After hop-scotching around the eastern seaboard all summer, the 'Fesser and I found ourselves in the rare position last week of both being home at the same time. To celebrate, we went to a movie. Public Enemies, to be precise.
Because it was playing in a multiplex, the two-hour-plus existential gangster flick began a good 15 minutes later than advertised, with the following trailers [but mercifully no jingoistic Kid Rock-scored service propaganda] filling the time.
- Shutter Island: Wicked faakkin scary, dude. And that's just Leo's accent!
- Couples Retreat: Oh, good. Ken Jeong is playing a pissy Asian stereotype. That's new. When does Hollywood start saying "Get me a Ken Jeong type?" [Holy shit, though. I just looked it up, and it's directed by Ralphie.]
- Amelia: I just don't get Hilary Swank. She's so fucking horsey. There, I said it.
- Brothers: Natalie Portman back in ice skates at long last.
- The Informant!: As the 'Fesser said, "yes, please!"
By this point you may have noticed I've as yet said nothing about the feature presentation. Right you are!

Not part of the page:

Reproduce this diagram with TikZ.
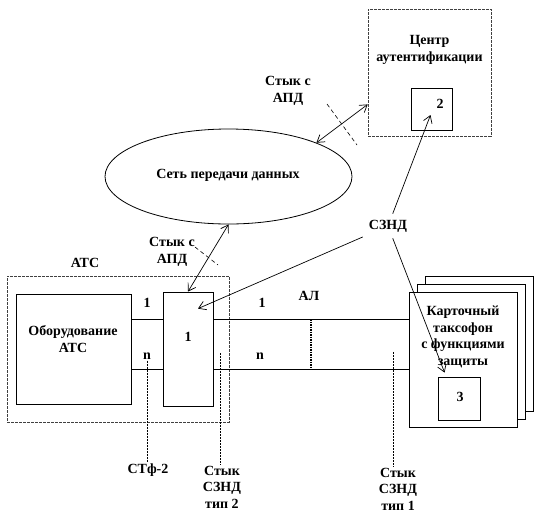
\documentclass[tikz,border=0pt]{standalone}
\usepackage{fontspec}
\setmainfont{Liberation Serif}
\usetikzlibrary{arrows.meta,shapes.geometric,calc}
\tikzstyle{box}=[draw,line width=0.8pt,inner sep=0pt]
\tikzstyle{frame}=[draw,black!75,line width=0.6pt,dash pattern=on 3pt off 1pt,inner sep=0pt]
\tikzstyle{page}=[box,fill=white,minimum width=108pt,minimum height=135pt]
\tikzstyle{lbl}=[font=\bfseries\fontsize{14}{16.5}\selectfont,align=center,inner sep=1pt]
\tikzstyle{hit}=[->,>={Straight Barb[length=7pt,width=9pt]},line width=0.7pt]
\tikzstyle{link}=[<->,>={Straight Barb[length=7pt,width=9pt]},line width=0.7pt]
\tikzstyle{tick}=[dash pattern=on 4pt off 3pt,line width=0.6pt]
\tikzstyle{cut}=[dash pattern=on 2pt off 1pt,line width=0.6pt]
\tikzstyle{al}=[dash pattern=on 1.5pt off 1pt,line width=1.8pt]
\begin{document}
\begin{tikzpicture}[x=1pt,y=-1pt]
\useasboundingbox (0,0) rectangle (548,520);
% authentication centre
\node[frame,minimum width=123pt,minimum height=127pt] (centre) at (429.5,72.5) {};
\node[lbl] (centre text) at (429.5,50) {Центр\\аутентификации};
\node[box,minimum width=41pt,minimum height=42pt] (key2) at (431.5,109) {};
\node[lbl] (key2 text) at (440,104) {2};

% data network
\node[draw,ellipse,line width=0.8pt,minimum width=247pt,minimum height=95pt,inner sep=0pt] (net) at (228.5,176.5) {};
\node[lbl] (net text) at (228,175) {Сеть передачи данных};
\node[lbl] (apd up) at (288,91) {Стык с\\АПД};
\node[lbl] (apd low) at (172,252) {Стык с\\АПД};

% exchange
\node[frame,minimum width=222pt,minimum height=146pt] (ats) at (118,349) {};
\node[lbl] (ats text) at (85,263) {АТС};
\node[box,minimum width=115pt,minimum height=110pt] (equip) at (73.5,349) {};
\node[lbl] (equip text) at (73,339) {Оборудование\\АТС};
\node[box,minimum width=50pt,minimum height=114pt] (box1) at (188,349) {};
\node[lbl] (box1 text) at (188,337) {1};

% payphone
\node[page] (page3) at (479,344) {};
\node[page] (page2) at (471,352) {};
\node[page] (page1) at (463,360) {};
\node[lbl] (phone text) at (463,337) {Карточный\\таксофон\\с функциями\\защиты};
\node[box,minimum width=42pt,minimum height=43pt] (key3) at (459,398.5) {};
\node[lbl] (key3 text) at (460,397) {3};

% lines
\coordinate (row1) at (0,319);
\coordinate (rown) at (0,369);
\draw[line width=0.8pt] (equip.east |- row1) -- (box1.west |- row1);
\draw[line width=0.8pt] (equip.east |- rown) -- (box1.west |- rown);
\draw[line width=0.8pt] (box1.east |- row1) -- (page1.west |- row1);
\draw[line width=0.8pt] (box1.east |- rown) -- (page1.west |- rown);
\node[lbl] (l1 left) at (147,303) {1};
\node[lbl] (ln left) at (147,356) {n};
\node[lbl] (l1 right) at (262,303) {1};
\node[lbl] (ln right) at (260,356) {n};
\node[lbl] (al text) at (309,296) {АЛ};
\draw[al] (311,319) -- (311,369);

% interfaces
\node[lbl] (stf2) at (148,470) {СТф-2};
\node[lbl,anchor=north] (type2) at (222,465) {Стык\\СЗНД\\тип 2};
\node[lbl,anchor=north] (type1) at (398,467) {Стык\\СЗНД\\тип 1};
\coordinate (cut2) at (220,353);
\coordinate (cut1) at (393,352);
\draw[cut] (ln left) -- (ln left |- stf2.north);
\draw[cut] (cut2) -- (cut2 |- type2.north);
\draw[cut] (cut1) -- (cut1 |- type1.north);

% links
\draw[link] (net.21) -- ($(centre.west)!0.5!(centre.south west)$);
\draw[tick] (327,104) -- (357,145);
\draw[link] (net.south) -- (box1.north);
\draw[tick] (195,247) -- (218,265);
\node[lbl,inner sep=6pt] (sznd) at (388,226) {СЗНД};
\draw[hit] (sznd) -- ($(key2.center)+(-1,6)$);
\draw[hit] (sznd) -- ($(box1.north)+(10,17)$);
\draw[hit] (sznd) -- ($(key3.north west)+(7,-4)$);
\end{tikzpicture}
\end{document}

Here are the only notes I took: [during the first holdup] "Makes me miss that bank in Hyde Park." And, toward the end, "unearned crane shot. 'Tourists welcome.'" That's it.
Actually, it felt like there were a lot of odd crane shots in this film [not to mention all those low-angled ones looking up folks' nostrils], but the one I'm thinking of is outside the Biograph after Dillinger was shot. It seems to be reaching for some sort of Chinatown-style transcendant resignation, but it's unearned. Also, then the movie keeps going. And going.
The best part of Public Enemies came after the end credits, when the 'Fesser vented his spleen in the parking lot. Here is the difference between he and I. Before the movie, I'd read the rhapsodic Dargis review and watched all five installments of Zoller Seitz's video-essay investigation into Mann's work. The 'Fesser knew only that Depp played Dillinger. He didn't realize Mann was the director until midway through, poor thing, when he said the "ponderous portentiousness of the violence" tipped him off. He further decried Mann's ability to transform what should be a 90- to 105-minute movie into "a two-and-a-half-hour ordeal" akin to an Amway presentation. To that end, he did say, however, that he'd love to see a Mann edit of old Three Stooges reels. Imagine!
We also caught up with Twyker's The International on DVD. Again, strangely airless/passionless, with no sense of there being anything actually at stake save hitting all the expected marks in a globe-trotting action thriller. [Although I would love to write about how the corporate architecture is photographed/framed in that film. It comes off a lot better than the Guggenheim in the big action setpiece.] Otherwise, this flick did nothing to dispell my creeping suspicious that Clive Owen is determined to emulate his Children of Men costar Michael Caine's career path.